Creating this dataset can be done a number of ways. One simple way is:
data template;
if 0 then set have;
if 0 then set have2;
stop;
run;
That will create a blank dataset with have1 order followed by any new variables from have2. If that's not desired, you may want to add a RETAIN statement prior to the if 0's that draws from a data dictionary.

Interleaving output from two different procedures with a by value

I have a large SAS dataset and I would like to make a series of tables and charts using by value processing. I am outputing these to a PDF.
Is there any way to get SAS to alternate between the table and the chart as it goes through the data? Right now, I have to print all of the tables first and then print the charts. If it were just 4 tables/charts, then I would be ok writing
Here is a simple example:
data sample;
input byval $ item $ amount;
datalines;
A X 15
A Y 16
A Z 12
B X 25
B Y 10
B Z 18
;
run;
symbol1 i=j;
proc print data=sample;
by byval;
var item amount;
run;
proc gplot uniform data=sample;
by byval;
plot amount*item;
run;
This prints 2 tables, followed by 2 charts.
I would like the Chart for "A" to come after the table for "A" so that the reader can flip through the pdf and always see the associated charts and tables together.

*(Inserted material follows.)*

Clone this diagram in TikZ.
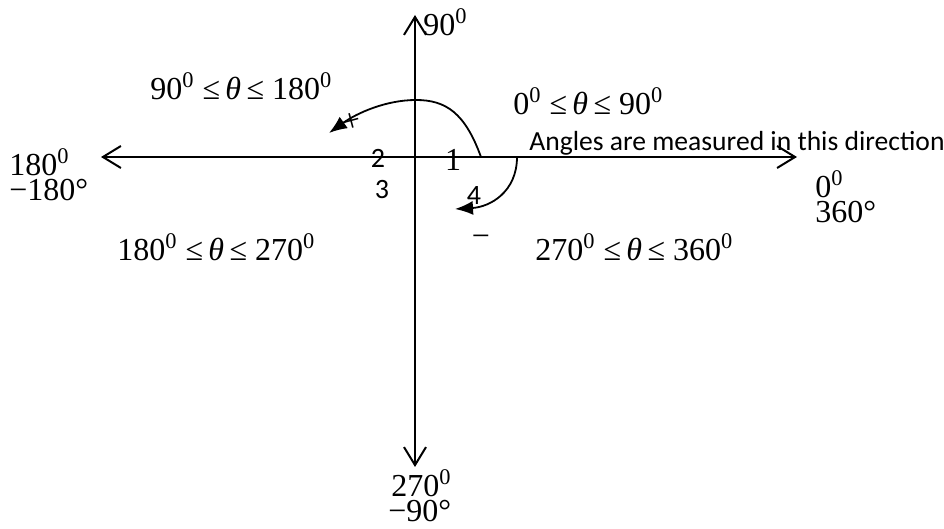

I could write separate procs for each one, but then the gplot won't have a uniform axis (and it gets messy if I have 100 different groups instead of 2).
I thought about pumping them into greplay but then you can't use titles with "#BYVAL1".
Is there any easy way to do this?
I've never used it, but it may be worth checking out ODS DOCUMENT. This allows you to store the output of all your procedures and then reference specific items from them using PROC DOCUMENT.
Below is a link to the SAS website with useful information about this, in particular the paper by Cynthia Zender for the SAS Global Forum 2009.
http://support.sas.com/rnd/base/ods/odsdocument/index.html
Cynthia also regularly contributes to the SAS Support Communities website (https://communities.sas.com/community/support-communities), so it may be worth asking on there if you are still stuck.
Good luck
I don't know of any way to do what you ask directly. GREPLAY is probably the closest you'll come; the primary problem is that SAS processes the PROCs linearly, first processing the entire PROC PRINT, then the entire PROC GPLOT. GREPLAY would allow you to redisplay the output, but if that doesn't work for your needs due to the #BYVAL issue, I'm not sure there's a better solution. Perhaps you can modify the title afterwards (not sure if GREPLAY allows this)?
You could try using ODS LAYOUT, but I don't think that would be any better. The one way it could be better is if you can work out having two columns on a 'page', one column being the PROC PRINT outputs, one the PROC GPLOT, and then print the columns one page than the other. I don't think this is possible, but it might be worth exploring.
You might also try setting up a macro to do each BYVAL separately, defining the axis in a uniform manner manually (ie, defining it based on your own calculation of the correct axis parameters, as an argument to the macro). That is probably the easiest solution that might still allow #BYVAL to work properly.
You might also try browsing about Richard DeVenezia's site (http://www.devenezia.com/downloads/sas/samples/ ) which has a lot of examples of SAS/GRAPH solutions. He also posts on SAS-L (sasl#listserv.uga.edu) sometimes, not sure if I've seen him on StackOverflow. He's probably the person most likely to be able to answer the question that I know of.